One more crank in the area, seething with hatred for me. It was amazing how his smile vanished and a look of murderous rage appeared. Is my life to dwindle into a bad television melodrama…? The English Department must be tiring of these people who show up and harass, if not me, the secretaries and Dr. Sullivan.
Meager, too, the literary material one can get from such experiences….

 

March 20, 1977.
…More snow. Great heaps and banks of it. The rose garden I worked in the other day, gingerly clearing away debris from jonquils’ and tulips’ shoots, is now completely covered. Snowfall all night. Electricity out for a while. Wind. The river slate-colored and choppy and directionless. Immense still immobile eternal winter. Stasis. No time at all passes in this silence.

 

Working on
Jigsaw
.

 

Reading
One Hundred Years of Solitude
. And rereading Nathanael West for my undergraduate course.

 

Query: Does writing in a journal stimulate thoughts of a minute, precise nature that are already in the mind…or does it artificially create those thoughts…. All journal-keepers become sensitive to their own experiences; and it may even be the case that they set down feelings they don’t really have, or would not have apart from the necessity of keeping the journal. Hence the “narcissism” certain diarists are accused of, for instance Anaïs Nin. Yet if the journal is about oneself one must necessarily and inevitably write about that self…though aspects of private life, especially the routines of that life, are not very interesting. Do I care that I am, in fact, working on a new novel…. In all honesty I don’t care.

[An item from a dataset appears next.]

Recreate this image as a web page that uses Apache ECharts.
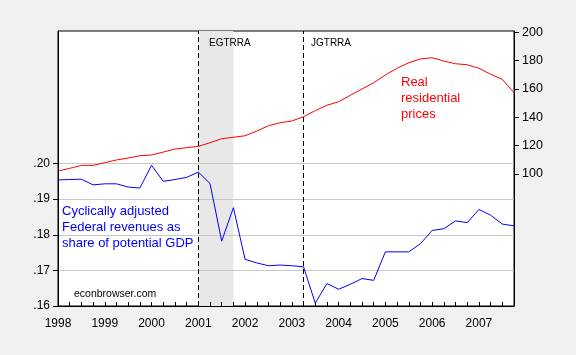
<!DOCTYPE html>
<html><head><meta charset="utf-8">
<script src="https://cdn.jsdelivr.net/npm/echarts@6/dist/echarts.min.js"></script>
<style>html,body{margin:0;padding:0;background:#f0f0f0}#c{width:576px;height:355px}</style>
</head><body><div id="c"></div>
<script>
const quarters = [
 '1998Q1','1998Q2','1998Q3','1998Q4','1999Q1','1999Q2','1999Q3','1999Q4',
 '2000Q1','2000Q2','2000Q3','2000Q4','2001Q1','2001Q2','2001Q3','2001Q4',
 '2002Q1','2002Q2','2002Q3','2002Q4','2003Q1','2003Q2','2003Q3','2003Q4',
 '2004Q1','2004Q2','2004Q3','2004Q4','2005Q1','2005Q2','2005Q3','2005Q4',
 '2006Q1','2006Q2','2006Q3','2006Q4','2007Q1','2007Q2','2007Q3','2007Q4'];
const revenueShare = [
 0.1954,0.1955,0.1956,0.1940,0.1943,0.1943,0.1934,0.1931,
 0.1995,0.1950,0.1955,0.1961,0.1976,0.1944,0.1782,0.1876,
 0.1731,0.1721,0.1713,0.1715,0.1713,0.1710,0.1608,0.1663,
 0.1647,0.1661,0.1677,0.1672,0.1752,0.1752,0.1752,0.1775,
 0.1812,0.1817,0.1839,0.1834,0.1871,0.1855,0.1830,0.1825];
const realHousePrices = [
 102.1,104.0,106.1,106.1,108.0,109.9,111.3,112.9,
 113.4,115.5,117.6,118.6,119.5,122.1,124.9,125.9,
 127.0,130.3,134.1,136.2,137.4,140.4,144.7,148.5,
 151.0,155.5,160.0,164.4,169.9,174.6,178.5,181.2,
 182.1,179.7,177.8,177.1,174.6,170.4,166.8,157.4];
const leftTicks = [0.16,0.17,0.18,0.19,0.20];
const rightTicks = [100,120,140,160,180,200];
const taxActs = [['EGTRRA','2001Q1'],['JGTRRA','2003Q2']];
const recession = ['2001Q1','2001Q4'];

const FONT = '"Liberation Sans", Arial, sans-serif';
const chart = echarts.init(document.getElementById('c'), null, {renderer:'canvas'});
chart.setOption({
  animation:false,
  backgroundColor:'#f0f0f0',
  grid:{left:58, right:62, top:31, bottom:49, show:true, backgroundColor:'#fff', borderColor:'#000', borderWidth:1},
  xAxis:{type:'category', data:quarters, boundaryGap:false, z:2,
    axisLine:{lineStyle:{color:'#000', width:1}},
    axisTick:{inside:true, length:4, interval:0, lineStyle:{color:'#000'}},
    axisLabel:{interval:(i,v)=>v.endsWith('Q1'), formatter:v=>v.slice(0,4), color:'#000', fontSize:12, fontFamily:FONT, margin:12},
    splitLine:{show:false}},
  yAxis:[
    {type:'value', position:'left', min:0.16, max:0.2372, z:2,
     axisLine:{show:true, lineStyle:{color:'#000'}},
     axisTick:{show:true, length:5, customValues:leftTicks, lineStyle:{color:'#000'}},
     axisLabel:{customValues:leftTicks, formatter:v=>v.toFixed(2).replace(/^0/,''), color:'#000', fontSize:12, fontFamily:FONT, margin:8},
     splitLine:{show:true, lineStyle:{color:'#c8c8c8', width:1}}},
    {type:'value', position:'right', min:6.9, max:200.9, z:2,
     axisLine:{show:true, lineStyle:{color:'#000'}},
     axisTick:{show:true, length:5, customValues:rightTicks, lineStyle:{color:'#000'}},
     axisLabel:{customValues:rightTicks, color:'#000', fontSize:12.5, fontFamily:FONT, margin:8},
     splitLine:{show:false}}
  ],
  series:[
    {type:'line', name:'events', yAxisIndex:1, data:[], z:1, silent:true,
     markArea:{silent:true, itemStyle:{color:'#e8e8e8'}, data:[[{xAxis:recession[0]},{xAxis:recession[1]}]]}},
    {type:'line', name:'Real residential prices', yAxisIndex:1, data:realHousePrices, showSymbol:false, symbol:'none',
     lineStyle:{color:'#ff0000', width:1}, z:3,
     markLine:{silent:true, symbol:'none', label:{show:false}, lineStyle:{color:'#000', type:[5,3], width:1},
       data:taxActs.map(a=>({xAxis:a[1]}))}},
    {type:'line', name:'Revenue share', yAxisIndex:0, data:revenueShare, showSymbol:false, symbol:'none',
     lineStyle:{color:'#0000ff', width:1}, z:4}
  ],
  graphic:[
    {type:'text', z:100, left:209, top:38, style:{text:taxActs[0][0], font:'10px '+FONT, fill:'#000'}},
    {type:'text', z:100, left:311, top:38, style:{text:taxActs[1][0], font:'10px '+FONT, fill:'#000'}},
    {type:'text', z:100, left:401, top:74, style:{text:'Real\nresidential\nprices', font:'13px '+FONT, fill:'#ff0000', lineHeight:16}},
    {type:'text', z:100, left:62, top:203, style:{text:'Cyclically adjusted\nFederal revenues as\nshare of potential GDP', font:'13px '+FONT, fill:'#0000ff', lineHeight:16}},
    {type:'text', z:100, left:74, top:289, style:{text:'econbrowser.com', font:'10.5px '+FONT, fill:'#000'}}
  ]
});
</script></body></html>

I work, I work in frustration and bewilderment and occasionally with pleasure, but I don’t truly care about the frustration and the bewilderment and the pleasure, all I ultimately care about is the writing itself, the finished product. A writer’s diary, therefore, is a record of a process, a way of getting to an end, and since it is the end that the writer really values, the entire process is a kind of invention…that is, one’s concern for it is an invention. (Yet it interests me to look back to the days when I was writing
The Assassins
, if only to discover that things were as frustrating then, or worse. That does give me a kind of hope. A fraudulent hope?)